The result is often:
long time-to-hire
drawn-out decision processes
declining candidate experience
frustrated hiring managers
a growing gap between market demands and internal process logic
The opposite problem occurs when classic TA profiles, accustomed to the pace of sales-driven environments—quick results, clear deal logic, and high frequency—move unprepared into HR roles, where outcomes, processes, and rhythms often contrast sharply with their experience.
HR’s impact unfolds more slowly—via learning curves, trust, culture, and stable systems. This can quickly breed impatience, activism, or an overestimation of the effectiveness of short-term interventions. What works as a pragmatic recruiting deal can be problematic for HR from legal, cultural, or structural angles.
So the issue is not the move itself – It’s failing to adapt to the new function's inner logic.
The real risk is not moving between roles – it’s juniorizing TA.
The core issue arises when organisations label Talent Acquisition as a "junior HR function" rather than recognising it as a strategic partner.
That logic has serious consequences:
TA is downgraded in headcount, language, and practice.
Market expertise is missing in leadership.
Recruiting becomes operationally overloaded.
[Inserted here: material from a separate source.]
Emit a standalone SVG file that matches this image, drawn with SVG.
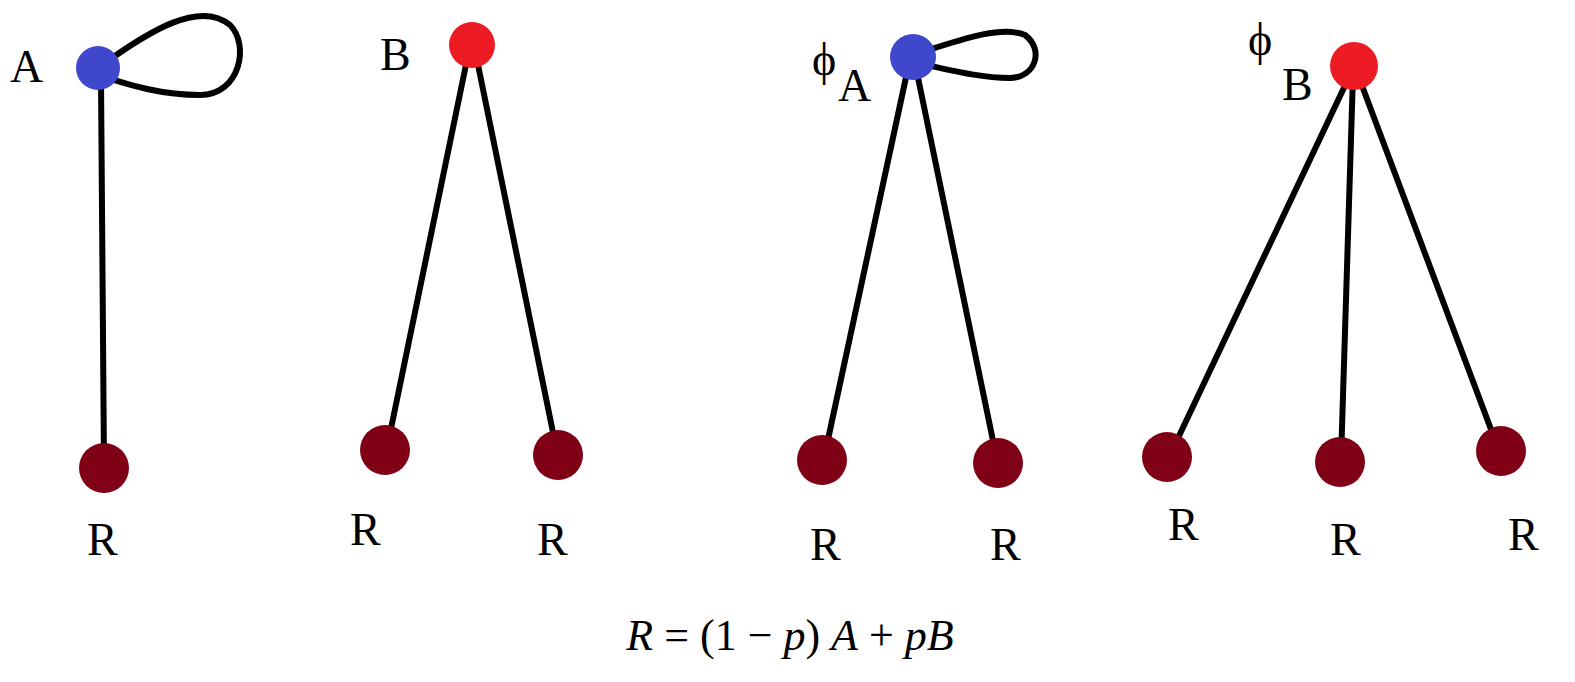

Hiring loses strategic weight.
growth stalls because critical roles can’t be filled
Companies that juniorize Talent Acquisition don’t weaken HR -They weaken their own competitiveness in the talent market.
HR is not “just administration”. TA is not just a service.
Both narratives are outdated.
HR is an organisational design function.
TA is a market access design function for talent.
Together, they shape tomorrow's working reality — from different angles and with different tools, yet equally strategic.
So what does that mean in practice?
Talent Acquisition is not a pre-stage of HR. HR is not a “promotion” out of recruiting.
They are two expert disciplines on equal footing, with:
different personality profiles
different success logics
different risk dynamics
…but have the same strategic significance.
Underestimate HR, and you lose the organisation. Underestimate TA, and you lose the market.
Lead both as equal partners, and you build a real talent strategy. Not through hierarchy – but through complementary excellence.